REPUBLIKA.CO.ID, JAKARTA -- Gabungan Perusahaan Makanan Ternak (GPMT) menyatakan, kondisi kecukupan jagung untuk industri pakan unggas mengalami penurunan. Idealnya, kecukupan jagung selama dua bulan, namun saat ini tingkat kecukupan mengalami penurunan sejak Januari 2021.
Ketua Umum GPMT, Desianto Budi Utomo, mengatakan, kecukupan jagung pada Januari hanya 35 hari, kemudian menurun pada Februari 33 hari serta Maret hanya 32 hari.
Sementara, pada puncak panen raya di bulan Maret-April 2021, harga jagung lokal terus melambung. Seperti misalnya di Sumatera utara yang menyentuh Rp 6.100 per kg dengan kadar air 15 persen.
Akibat melemahnya kecukupan jagung, harga pakan saat ini meningkat dengan kisaran harga Rp 7.000 per kg-Rp 7.800 per kg.
"Dalam menghadapi situasi harga bahan baku utama pembuatan pakan baik bahan baku jagung lokal maupun impor seperti MBM dan SBM yang terus meningkat, para produsen pakan anggota GPMT berusaha keras untuk terus membantu para peternak untuk tetap bisa bertahan kelangsungan usahanya," kata Desianto dalam keterangan resminya, Rabu (21/4).
Ia menerangkan, saat ini rata-rata penyerapan jagung dari anggota GPMT adalah dibawah 7 juta ton per tahun. Pada 2019 sebesar 6,6 juta ton dan tahun 2020 sebesar 6,5 juta ton, dengan asumsi pemakaian jagung dalam formula pakan adalah sebesar 40 persen saja.
Padahal, pemakaian jagung untuk beberapa jenis pakan idealnya rata-rata 50 persen, bahkan untuk jenis pakan tertentu pemakaian jagung dalam formula pakan bisa lebih dari 50 persen.

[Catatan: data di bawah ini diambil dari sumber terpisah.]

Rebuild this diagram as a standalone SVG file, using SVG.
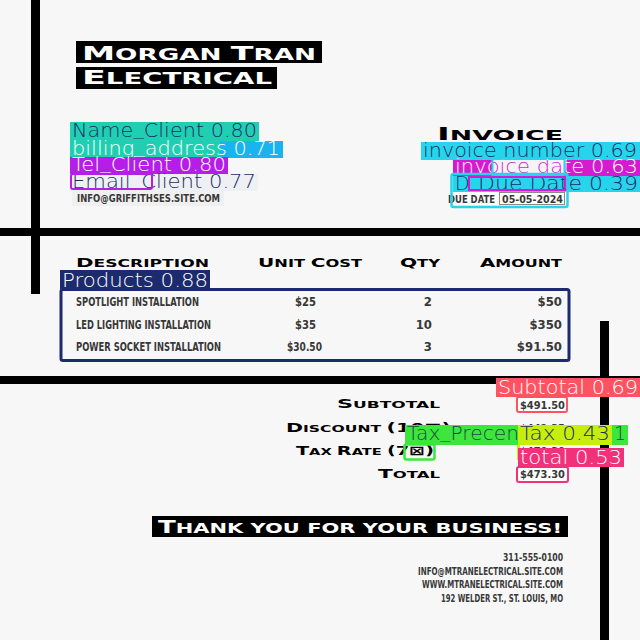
<svg xmlns="http://www.w3.org/2000/svg" width="640" height="640" viewBox="0 0 640 640">
<defs>
<style>
.wide{font-family:"DejaVu Sans","Liberation Sans",sans-serif;font-weight:bold;}
.cond{font-family:"DejaVu Sans Condensed","DejaVu Sans","Liberation Sans",sans-serif;font-weight:bold;fill:#383838;}
.lbl{font-family:"DejaVu Sans","Liberation Sans",sans-serif;font-weight:200;font-size:19px;}
.navy{fill:#1b2d63;}
.white{fill:#ffffff;}
</style>
<clipPath id="dateIn"><rect x="493" y="160" width="71" height="15"/></clipPath>
</defs>
<rect x="0" y="0" width="640" height="640" fill="#f7f7f7"/>

<g id="frame">
<rect x="31" y="0" width="9" height="294" fill="#000"/>
<rect x="0" y="228" width="640" height="8" fill="#000"/>
<rect x="0" y="376" width="640" height="8" fill="#000"/>
<rect x="600" y="321" width="9" height="319" fill="#000"/>
</g>

<g id="company">
<rect x="76" y="41" width="246" height="22" fill="#000"/>
<rect x="76" y="67" width="201" height="22" fill="#000"/>
<text class="wide" fill="#fff" x="82" y="59.5" textLength="234" lengthAdjust="spacingAndGlyphs"><tspan font-size="19">M</tspan><tspan font-size="15">ORGAN </tspan><tspan font-size="19">T</tspan><tspan font-size="15">RAN</tspan></text>
<text class="wide" fill="#fff" x="82" y="83.5" textLength="190" lengthAdjust="spacingAndGlyphs"><tspan font-size="19">E</tspan><tspan font-size="15">LECTRICAL</tspan></text>
</g>

<g id="client">
<rect x="70" y="122" width="189" height="19" fill="#20cfb2"/>
<rect x="70" y="141" width="150" height="16" fill="#20cfb2"/>
<rect x="220" y="141" width="63" height="17" fill="#19b3f0"/>
<text class="lbl navy" x="72" y="137" textLength="185" lengthAdjust="spacingAndGlyphs">Name<tspan dy="-3">_</tspan><tspan dy="3">Client 0.80</tspan></text>
<text class="lbl white" x="72" y="155" textLength="208" lengthAdjust="spacingAndGlyphs">billing<tspan dy="-3">_</tspan><tspan dy="3">address 0.71</tspan></text>
<rect x="70" y="157" width="158" height="17" fill="#b51ee8"/>
<rect x="70" y="174" width="188" height="17" fill="#eef0f3"/>
<text class="lbl white" x="72" y="171" textLength="154" lengthAdjust="spacingAndGlyphs">Tel<tspan dy="-3">_</tspan><tspan dy="3">Client 0.80</tspan></text>
<text class="lbl navy" x="72" y="188" textLength="184" lengthAdjust="spacingAndGlyphs">Email<tspan dy="-3">_</tspan><tspan dy="3">Client 0.77</tspan></text>
<rect x="71" y="174" width="81" height="15" rx="2" fill="none" stroke="#b51ee8" stroke-width="2"/>
<rect x="72" y="191" width="152" height="15" fill="#f0f0f1"/>
<text class="cond" font-size="11" x="77" y="202" textLength="143" lengthAdjust="spacingAndGlyphs">INFO@GRIFFITHSES.SITE.COM</text>
</g>

<g id="invoice">
<text class="wide" fill="#000" x="437" y="140" textLength="126" lengthAdjust="spacingAndGlyphs"><tspan font-size="18">I</tspan><tspan font-size="14">NVOICE</tspan></text>
<rect x="421" y="142" width="219" height="18" fill="#27d4ec"/>
<text class="lbl navy" x="423" y="157" textLength="214" lengthAdjust="spacingAndGlyphs">invoice number 0.69</text>
<rect x="453" y="160" width="187" height="16" fill="#d51bcf"/>
<rect x="493" y="160" width="71" height="15" fill="#f4f4f6"/>
<text class="lbl white" x="455" y="173" textLength="183" lengthAdjust="spacingAndGlyphs">invoice date 0.63</text>
<text class="lbl" fill="#d51bcf" x="455" y="173" textLength="183" lengthAdjust="spacingAndGlyphs" clip-path="url(#dateIn)">invoice date 0.63</text>
<rect x="492.5" y="158" width="72" height="17" fill="none" stroke="#27d4ec" stroke-width="2"/>
<rect x="453" y="176" width="187" height="16" fill="#27d4ec"/>
<text class="lbl navy" x="455" y="190">D</text>
<text class="lbl navy" x="478" y="190" textLength="160" lengthAdjust="spacingAndGlyphs">Due Date 0.39</text>
<rect x="469" y="177" width="96" height="13" fill="none" stroke="#d51bcf" stroke-width="2"/>
<rect x="453" y="192" width="44" height="13" fill="#ffffff"/>
<rect x="499.5" y="192.5" width="65" height="12" fill="#ffffff" stroke="#8a8a8a" stroke-width="1"/>
<text class="cond" font-size="11" x="448" y="203" textLength="47" lengthAdjust="spacingAndGlyphs">DUE DATE</text>
<text class="cond" font-size="11" x="502" y="203" textLength="61" lengthAdjust="spacingAndGlyphs">05-05-2024</text>
<rect x="451.5" y="174" width="116" height="33" rx="2" fill="none" stroke="#27d4ec" stroke-width="2.5"/>
</g>

<g id="table-header">
<text class="wide" fill="#000" x="76" y="267" textLength="133" lengthAdjust="spacingAndGlyphs"><tspan font-size="13">D</tspan><tspan font-size="10.5">ESCRIPTION</tspan></text>
<text class="wide" fill="#000" x="258" y="267" textLength="104" lengthAdjust="spacingAndGlyphs"><tspan font-size="13">U</tspan><tspan font-size="10.5">NIT </tspan><tspan font-size="13">C</tspan><tspan font-size="10.5">OST</tspan></text>
<text class="wide" fill="#000" x="400" y="267" textLength="40" lengthAdjust="spacingAndGlyphs"><tspan font-size="13">Q</tspan><tspan font-size="10.5">TY</tspan></text>
<text class="wide" fill="#000" x="480" y="267" textLength="82" lengthAdjust="spacingAndGlyphs"><tspan font-size="13">A</tspan><tspan font-size="10.5">MOUNT</tspan></text>
</g>

<g id="products">
<rect x="60" y="270" width="150" height="19" fill="#1c2a6e"/>
<text class="lbl white" x="62" y="287" textLength="146" lengthAdjust="spacingAndGlyphs">Products 0.88</text>
<rect x="61" y="289.5" width="508" height="71" rx="2" fill="none" stroke="#1c2a6e" stroke-width="3"/>
<text class="cond" font-size="13" x="76" y="306" textLength="123" lengthAdjust="spacingAndGlyphs">SPOTLIGHT INSTALLATION</text>
<text class="cond" font-size="13" x="295" y="306" textLength="21" lengthAdjust="spacingAndGlyphs">$25</text>
<text class="cond" font-size="13" x="432" y="306" text-anchor="end">2</text>
<text class="cond" font-size="13" x="562" y="306" text-anchor="end">$50</text>
<text class="cond" font-size="13" x="76" y="329" textLength="135" lengthAdjust="spacingAndGlyphs">LED LIGHTING INSTALLATION</text>
<text class="cond" font-size="13" x="295" y="329" textLength="21" lengthAdjust="spacingAndGlyphs">$35</text>
<text class="cond" font-size="13" x="432" y="329" text-anchor="end">10</text>
<text class="cond" font-size="13" x="562" y="329" text-anchor="end">$350</text>
<text class="cond" font-size="13" x="76" y="351" textLength="145" lengthAdjust="spacingAndGlyphs">POWER SOCKET INSTALLATION</text>
<text class="cond" font-size="13" x="287" y="351" textLength="35" lengthAdjust="spacingAndGlyphs">$30.50</text>
<text class="cond" font-size="13" x="432" y="351" text-anchor="end">3</text>
<text class="cond" font-size="13" x="562" y="351" text-anchor="end">$91.50</text>
</g>

<g id="totals">
<text class="wide" fill="#000" x="337" y="408" textLength="103" lengthAdjust="spacingAndGlyphs"><tspan font-size="12.5">S</tspan><tspan font-size="9.5">UBTOTAL</tspan></text>
<text class="wide" fill="#000" x="286" y="432" textLength="165" lengthAdjust="spacingAndGlyphs"><tspan font-size="12.5">D</tspan><tspan font-size="9.5">ISCOUNT </tspan><tspan font-size="12.5">(10⊠)</tspan></text>
<text class="wide" fill="#000" x="296" y="455" textLength="138" lengthAdjust="spacingAndGlyphs"><tspan font-size="12.5">T</tspan><tspan font-size="9.5">AX </tspan><tspan font-size="12.5">R</tspan><tspan font-size="9.5">ATE </tspan><tspan font-size="12.5">(7⊠)</tspan></text>
<text class="wide" fill="#000" x="378" y="478" textLength="62" lengthAdjust="spacingAndGlyphs"><tspan font-size="12.5">T</tspan><tspan font-size="9.5">OTAL</tspan></text>
<text class="cond" font-size="11" x="520" y="432" textLength="45" lengthAdjust="spacingAndGlyphs">$442.35</text>
<text class="cond" font-size="11" x="520" y="455" textLength="45" lengthAdjust="spacingAndGlyphs">$470.30</text>

<rect x="496" y="378" width="144" height="19" fill="#ff5262"/>
<text class="lbl white" x="498" y="394" textLength="140" lengthAdjust="spacingAndGlyphs">Subtotal 0.69</text>
<rect x="517" y="397" width="50" height="15" rx="2" fill="#ffffff" stroke="#ff5262" stroke-width="2"/>
<text class="cond" font-size="11" x="520" y="409" textLength="45" lengthAdjust="spacingAndGlyphs">$491.50</text>

<rect x="405" y="425" width="223" height="20" fill="#3de63d"/>
<text class="lbl" fill="#174b3a" x="407" y="440" textLength="120" lengthAdjust="spacingAndGlyphs">Tax<tspan dy="-3">_</tspan><tspan dy="3">Precent</tspan></text>
<text class="lbl" fill="#174b3a" x="614" y="440">1</text>
<rect x="518" y="425" width="94" height="20" fill="#c6ee0a"/>
<text class="lbl navy" x="520" y="440" textLength="90" lengthAdjust="spacingAndGlyphs">Tax 0.43</text>
<rect x="517" y="445" width="3" height="15" fill="#c6ee0a"/>
<rect x="404.5" y="444.5" width="30" height="15" rx="2" fill="none" stroke="#3de63d" stroke-width="2.5"/>

<rect x="518" y="448" width="106" height="19" fill="#f2317b"/>
<text class="lbl white" x="520" y="464" textLength="102" lengthAdjust="spacingAndGlyphs">total 0.53</text>
<rect x="517" y="467" width="51" height="15" rx="2" fill="#ffffff" stroke="#f2317b" stroke-width="2"/>
<text class="cond" font-size="11" x="520" y="478" textLength="45" lengthAdjust="spacingAndGlyphs">$473.30</text>
</g>

<g id="thanks">
<rect x="152" y="516" width="416" height="21" fill="#000"/>
<text class="wide" fill="#fff" x="158" y="533" textLength="404" lengthAdjust="spacingAndGlyphs"><tspan font-size="18">T</tspan><tspan font-size="14.5">HANK YOU FOR YOUR BUSINESS!</tspan></text>
</g>

<g id="contact">
<text class="cond" font-size="11" x="563" y="561" text-anchor="end" textLength="60" lengthAdjust="spacingAndGlyphs">311-555-0100</text>
<text class="cond" font-size="11" x="563" y="575" text-anchor="end" textLength="145" lengthAdjust="spacingAndGlyphs">INFO@MTRANELECTRICAL.SITE.COM</text>
<text class="cond" font-size="11" x="563" y="588" text-anchor="end" textLength="141" lengthAdjust="spacingAndGlyphs">WWW.MTRANELECTRICAL.SITE.COM</text>
<text class="cond" font-size="11" x="563" y="602" text-anchor="end" textLength="122" lengthAdjust="spacingAndGlyphs">192 WELDER ST., ST. LOUIS, MO</text>
</g>
</svg>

Terkait wacana pemerintah untuk importasi pakan, ia mengatakan, secara nasional pabrik pakan Indonesia masih memiliki idle capacity terpasang sekitar 35 persen. Dampak importasi pakan akan sangat masif terhadap industri pakan nasional yang sudah lebih dari 50 tahun swasembada pakan.
"Multiplier effects dari importasi pakan terhadap industri bisa meluas ke sub sektor lainnya, seperti petani jagung, peternak dan pedagang ayam, tenaga kerja budidaya ayam, anak–anak kendang, serapan katul dan bahan pakan lainnya," ujarnya.
Desianto juga mengingatkan, saat ini ada sekitar lebih dari 12 juta keluarga Petani dan Peternak yang bergantung kehidupannya pada industri pakan.